- **What is asked**
Return only the lines from the top of the data down to the one that holds "-2.26, -2.08, -1.97]", both included, without any pictures.

- **Data lines**
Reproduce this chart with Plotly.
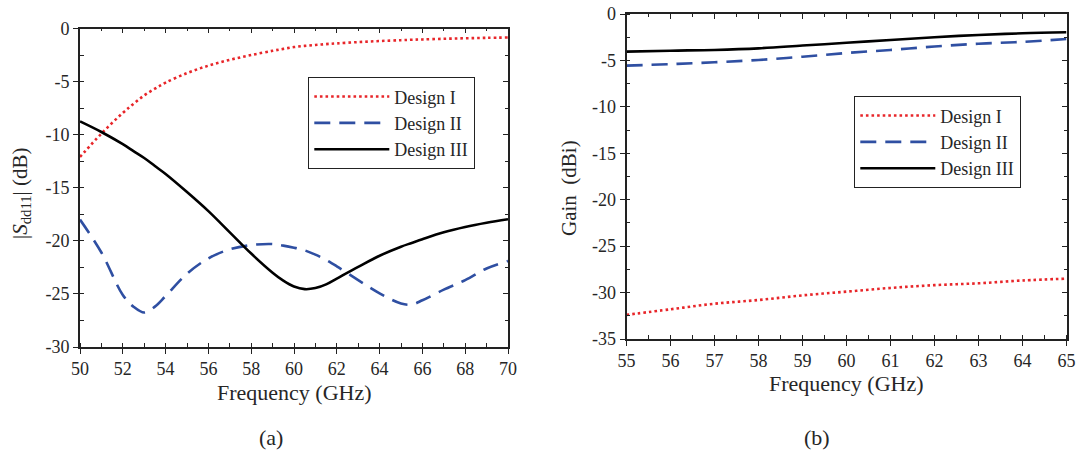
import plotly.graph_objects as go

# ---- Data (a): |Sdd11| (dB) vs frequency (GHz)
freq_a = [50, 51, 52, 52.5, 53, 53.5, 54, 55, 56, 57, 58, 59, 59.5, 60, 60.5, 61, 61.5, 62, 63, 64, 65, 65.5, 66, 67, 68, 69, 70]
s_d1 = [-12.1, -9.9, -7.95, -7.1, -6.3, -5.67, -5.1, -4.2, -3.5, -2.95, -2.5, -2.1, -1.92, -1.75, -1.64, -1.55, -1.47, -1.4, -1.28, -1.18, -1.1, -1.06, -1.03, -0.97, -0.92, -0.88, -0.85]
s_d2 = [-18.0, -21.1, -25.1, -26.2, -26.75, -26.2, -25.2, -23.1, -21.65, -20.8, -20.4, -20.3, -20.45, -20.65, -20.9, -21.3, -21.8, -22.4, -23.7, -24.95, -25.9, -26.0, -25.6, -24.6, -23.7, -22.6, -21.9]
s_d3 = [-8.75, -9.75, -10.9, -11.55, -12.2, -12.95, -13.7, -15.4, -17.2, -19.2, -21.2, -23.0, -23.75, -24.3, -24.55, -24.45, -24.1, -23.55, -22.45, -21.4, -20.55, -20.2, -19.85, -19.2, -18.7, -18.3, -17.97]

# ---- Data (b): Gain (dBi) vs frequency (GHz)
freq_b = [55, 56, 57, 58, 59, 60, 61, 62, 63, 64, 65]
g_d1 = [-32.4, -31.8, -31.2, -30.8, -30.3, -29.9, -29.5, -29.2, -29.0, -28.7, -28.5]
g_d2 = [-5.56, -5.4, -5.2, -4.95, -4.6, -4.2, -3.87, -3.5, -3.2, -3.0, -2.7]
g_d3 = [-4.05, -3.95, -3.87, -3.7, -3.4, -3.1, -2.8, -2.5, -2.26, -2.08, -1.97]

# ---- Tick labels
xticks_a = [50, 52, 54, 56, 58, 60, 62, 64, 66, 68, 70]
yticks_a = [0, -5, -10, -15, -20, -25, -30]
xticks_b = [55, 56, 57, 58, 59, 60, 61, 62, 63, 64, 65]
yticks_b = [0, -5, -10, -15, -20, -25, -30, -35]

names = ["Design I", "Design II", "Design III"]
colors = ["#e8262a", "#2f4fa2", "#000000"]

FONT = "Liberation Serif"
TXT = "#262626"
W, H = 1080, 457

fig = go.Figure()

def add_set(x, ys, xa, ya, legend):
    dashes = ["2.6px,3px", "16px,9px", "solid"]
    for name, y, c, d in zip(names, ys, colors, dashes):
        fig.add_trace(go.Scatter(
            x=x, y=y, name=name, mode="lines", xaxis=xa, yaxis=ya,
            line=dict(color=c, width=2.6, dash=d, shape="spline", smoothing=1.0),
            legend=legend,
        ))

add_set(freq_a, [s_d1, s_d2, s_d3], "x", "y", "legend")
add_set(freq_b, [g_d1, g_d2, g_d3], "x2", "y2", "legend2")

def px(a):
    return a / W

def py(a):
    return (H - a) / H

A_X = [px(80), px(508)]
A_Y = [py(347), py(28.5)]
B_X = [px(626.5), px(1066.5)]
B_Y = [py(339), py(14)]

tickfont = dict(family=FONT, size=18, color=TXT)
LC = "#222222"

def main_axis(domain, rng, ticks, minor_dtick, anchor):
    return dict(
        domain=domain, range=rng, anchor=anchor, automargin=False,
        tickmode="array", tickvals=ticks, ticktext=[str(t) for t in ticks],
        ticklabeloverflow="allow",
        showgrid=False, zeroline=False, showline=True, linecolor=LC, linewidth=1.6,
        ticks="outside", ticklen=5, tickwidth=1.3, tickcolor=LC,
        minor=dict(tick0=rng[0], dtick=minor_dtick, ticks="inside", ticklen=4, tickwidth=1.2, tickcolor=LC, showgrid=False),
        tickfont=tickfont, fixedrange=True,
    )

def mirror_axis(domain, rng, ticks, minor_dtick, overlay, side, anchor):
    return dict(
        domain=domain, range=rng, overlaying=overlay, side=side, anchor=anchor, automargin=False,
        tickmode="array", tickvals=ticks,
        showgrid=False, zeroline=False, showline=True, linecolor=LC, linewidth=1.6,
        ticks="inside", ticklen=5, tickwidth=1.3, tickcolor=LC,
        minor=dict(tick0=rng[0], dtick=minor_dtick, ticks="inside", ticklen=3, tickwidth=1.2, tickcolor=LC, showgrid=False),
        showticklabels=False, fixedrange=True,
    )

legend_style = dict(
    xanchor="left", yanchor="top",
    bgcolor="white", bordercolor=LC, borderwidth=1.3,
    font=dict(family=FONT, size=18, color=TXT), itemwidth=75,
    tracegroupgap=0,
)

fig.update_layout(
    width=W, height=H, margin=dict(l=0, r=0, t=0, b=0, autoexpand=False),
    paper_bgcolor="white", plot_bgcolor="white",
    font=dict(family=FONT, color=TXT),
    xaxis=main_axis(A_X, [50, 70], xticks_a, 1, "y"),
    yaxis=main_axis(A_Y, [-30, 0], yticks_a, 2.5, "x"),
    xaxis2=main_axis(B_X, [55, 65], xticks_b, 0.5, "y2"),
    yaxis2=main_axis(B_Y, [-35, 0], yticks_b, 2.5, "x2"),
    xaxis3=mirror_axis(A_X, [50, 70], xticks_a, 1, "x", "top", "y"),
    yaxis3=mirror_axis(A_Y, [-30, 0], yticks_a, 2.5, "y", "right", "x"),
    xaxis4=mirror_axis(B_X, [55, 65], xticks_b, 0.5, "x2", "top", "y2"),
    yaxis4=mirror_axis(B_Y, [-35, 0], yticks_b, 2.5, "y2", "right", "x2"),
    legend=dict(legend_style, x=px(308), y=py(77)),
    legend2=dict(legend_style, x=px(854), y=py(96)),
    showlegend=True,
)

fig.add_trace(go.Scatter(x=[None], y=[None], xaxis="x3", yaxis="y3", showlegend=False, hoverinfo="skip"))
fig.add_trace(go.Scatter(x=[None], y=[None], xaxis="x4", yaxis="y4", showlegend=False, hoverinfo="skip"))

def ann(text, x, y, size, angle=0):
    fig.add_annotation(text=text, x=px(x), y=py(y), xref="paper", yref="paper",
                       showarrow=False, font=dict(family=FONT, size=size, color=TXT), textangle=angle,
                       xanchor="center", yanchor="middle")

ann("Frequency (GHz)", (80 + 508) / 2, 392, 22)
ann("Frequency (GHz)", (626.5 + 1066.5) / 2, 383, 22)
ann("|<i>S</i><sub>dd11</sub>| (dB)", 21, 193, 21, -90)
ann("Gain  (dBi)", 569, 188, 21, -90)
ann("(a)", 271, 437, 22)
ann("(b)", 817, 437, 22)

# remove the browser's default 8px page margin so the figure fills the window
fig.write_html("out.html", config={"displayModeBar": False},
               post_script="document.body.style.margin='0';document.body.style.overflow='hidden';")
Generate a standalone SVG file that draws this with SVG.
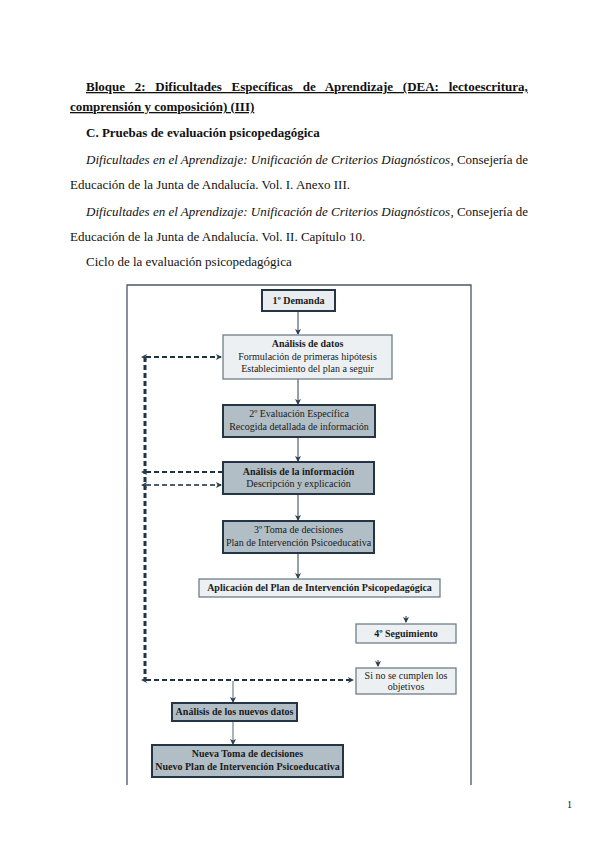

- **Answer for this exercise**
Reproduce this chart with Plotly.
import plotly.graph_objects as go

# ---- Data (a): |Sdd11| (dB) vs frequency (GHz)
freq_a = [50, 51, 52, 52.5, 53, 53.5, 54, 55, 56, 57, 58, 59, 59.5, 60, 60.5, 61, 61.5, 62, 63, 64, 65, 65.5, 66, 67, 68, 69, 70]
s_d1 = [-12.1, -9.9, -7.95, -7.1, -6.3, -5.67, -5.1, -4.2, -3.5, -2.95, -2.5, -2.1, -1.92, -1.75, -1.64, -1.55, -1.47, -1.4, -1.28, -1.18, -1.1, -1.06, -1.03, -0.97, -0.92, -0.88, -0.85]
s_d2 = [-18.0, -21.1, -25.1, -26.2, -26.75, -26.2, -25.2, -23.1, -21.65, -20.8, -20.4, -20.3, -20.45, -20.65, -20.9, -21.3, -21.8, -22.4, -23.7, -24.95, -25.9, -26.0, -25.6, -24.6, -23.7, -22.6, -21.9]
s_d3 = [-8.75, -9.75, -10.9, -11.55, -12.2, -12.95, -13.7, -15.4, -17.2, -19.2, -21.2, -23.0, -23.75, -24.3, -24.55, -24.45, -24.1, -23.55, -22.45, -21.4, -20.55, -20.2, -19.85, -19.2, -18.7, -18.3, -17.97]

# ---- Data (b): Gain (dBi) vs frequency (GHz)
freq_b = [55, 56, 57, 58, 59, 60, 61, 62, 63, 64, 65]
g_d1 = [-32.4, -31.8, -31.2, -30.8, -30.3, -29.9, -29.5, -29.2, -29.0, -28.7, -28.5]
g_d2 = [-5.56, -5.4, -5.2, -4.95, -4.6, -4.2, -3.87, -3.5, -3.2, -3.0, -2.7]
g_d3 = [-4.05, -3.95, -3.87, -3.7, -3.4, -3.1, -2.8, -2.5, -2.26, -2.08, -1.97]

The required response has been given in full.